With a new sort of sensor – a pencil drawing — it may soon be possible to detect hydration levels, breathing changes, and a soiled diaper. Researchers at Pennsylvania State University in the United States have created a method to monitor humidity and respiration by sketching a circuit board-like design on pre-treated paper.
As per CTV News, this artwork can send signals to your smartphone and has already been utilized to make a “smart diaper” capable of alerting parents to a baby’s discomfort.
Researchers believe that the sensor might be used in the future to monitor not only for a full diaper but also for health issues such as cardiac arrest and pneumonia, as well as for switches that do not require physical contact.

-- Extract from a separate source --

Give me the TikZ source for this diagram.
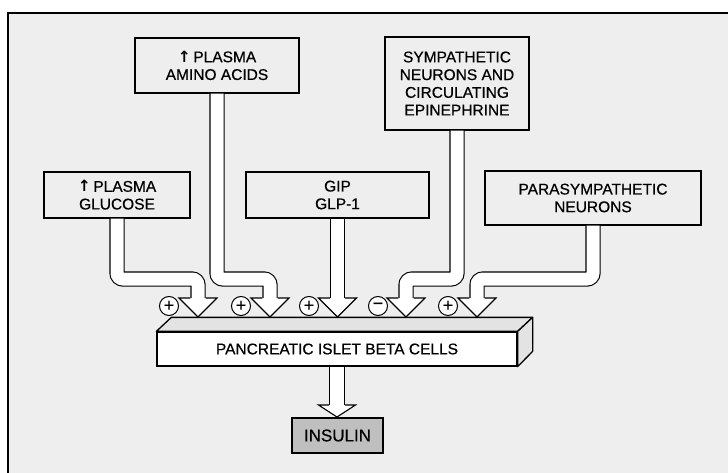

In a press release, Huanyu “Larry” Cheng, James L. Henderson, Jr. Memorial Associate Professor of Engineering Science and Mechanics at Penn State and lead author of a new study about the research, said, “Our team has been focused on developing devices that can capture vital information for human health.” The purpose of early disease and health status prediction is to identify problems before it is too late.
A report published in December in the peer-reviewed journal Nano Letters details the sensor’s operation and early applications examined by scientists. Researchers revealed that the sensor is generated by drawing with a pencil on sodium chloride-treated paper.
As water molecules from the surrounding environment absorb into the paper and combine with the sodium chloride solution, the solution becomes ionized, and electrons begin to flow through the graphite of the pencil marks.
Utilized in computers and other electronic equipment, printed circuit boards consist of copper lines arranged in precise geometric designs. Copper is utilized as a conduit for electrical information to move through, and researchers are reproducing this technique, but this circuit board is built out in pencil rather than copper.
Using copper wires and conductive silver paste, the paper sensor may be connected to a computer, or it can be attached to a tiny lithium battery and used to interact wirelessly with a smartphone.
The sensor can transmit a signal to a smartphone that causes the smartphone’s screen to display humidity data. According to researchers, it can deliver reliable readings for humidity levels ranging from 5.6% to 90%.
The concept of wearable sensors is not new; current flexible humidity sensors play a significant role in modern health care, including respiratory monitoring and detection of skin humidity. However, it is difficult to get great sensitivity at a lower price point, limiting the accessibility of these sensors.
At a press release, Li Yang, a professor in the School of Artificial Intelligence at China’s Hebei University of Technology, said, “We wanted to design something low-cost that people could grasp how to make and use, and nothing is more accessible than pencil and paper.” “A multimillion-dollar piece of machinery is not required for manufacture. Simply be able to write inside the lines of a pre-drawn electrode on a piece of treated paper. It can be accomplished easily and rapidly.”
Four humidity sensors were layered between the absorbent layers of a diaper to develop a prototype of a “smart diaper” that could detect moisture and notify the need for a change. Cheng stated that the inspiration for this application of the sensor originated from his own experience with his two small children.
“There is no simple method to determine how wet is wet, and this knowledge might be quite useful for parents,” he said. “The sensor can offer short-term data to notify for diaper changes, as well as long-term data to reveal patterns that can tell parents about their child’s overall health.”
Researchers also tried a respiratory monitor version by painting the sensor directly onto a face mask coated with a solution. Through the sensor, they were able to distinguish between mouth and nose breathing, and the sensor could detect three distinct types of breathing: deep, regular, and quick.
This type of data may be utilized to inform medical workers if a patient suddenly experienced difficulty breathing or to detect the onset of a variety of respiratory illnesses. When applied to the task of skin hydration, the sensor was able to identify the underlying humidity of human skin, regardless of whether the patient had recently exercised or applied lotion.
Cheng stated, “Different sorts of illness conditions result in varying rates of water loss from the skin.” “The skin will operate differently depending on these underlying circumstances, which we will be able to identify and maybe define using the sensor.”
According to researchers, the applications for this form of sensor are vast. It can even be used as a non-contact switch, with the sensor able to detect the presence of a finger hovering above it by measuring the change in air humidity.
Cheng explained, “The atoms on the finger do not need to touch the button in order to disseminate the water molecules and activate the signal.” Considering what we’ve learned during the pandemic about the need to minimize the body’s contact with common surfaces, a sensor like this could be a valuable tool for preventing potential contamination.
Researchers conducted a few experiments using the sensor to evaluate this application. They discovered that by hovering their finger over the sensor, they could raise a miniature elevator, illuminate LEDs, and play keyboard notes.
It is unknown how soon we will see smart diapers and smart face masks on store shelves, but researchers are hopeful that this could lead to medical advancements.